Volvo Construction Equipment total sales were reduced by 5% during the first quarter period, compared to the previous year. An increase in European and North American sales in the first quarter of 2015 were countered by continued weakness in Asia – particularly China, where sales were half what they were in the same period in 2014.
In the first three months of 2015, Volvo Construction Equipment saw net sales decrease by 5% to SEK 12 737 million. Operating income was affected by lower sales volumes, decreasing to SEK 352 million, compared to SEK 647 million in the first quarter of 2014. These factors weighed on operating margin, which reduced to 2.8%, down from 4.8% in the same period the year before.

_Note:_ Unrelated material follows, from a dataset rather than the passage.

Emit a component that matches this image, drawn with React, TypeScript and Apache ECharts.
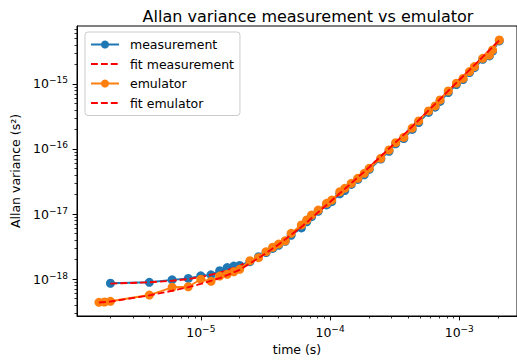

The Chinese market has been in decline since March 2014 and this continued in the beginning of 2015, with a decline of more than 50% compared to the preceding year. Continued lower levels of economic activity, lower machine utilisation, and construction projects and mining activity remaining low the primary cause of this. In Asia, excluding China, the total market decreased in the period, mainly driven by decline in Japan, South-East Asia and India. Through February 2015 the European market was down by 12%, mainly driven by a sharp drop in the Russian market as well as slowdown in the French market. The UK and Germany are still growing. The North American market continued to grow, primarily in the segment for compact equipment. The decrease in South America was mainly caused by weak economic development and low business confidence in Brazil.
“We are working to adapt to lower volumes and are implementing a series of measures to reduce cost levels. However, our efforts could not fully offset the significant drop in volumes,” commented Volvo CE’s president Martin Weissburg.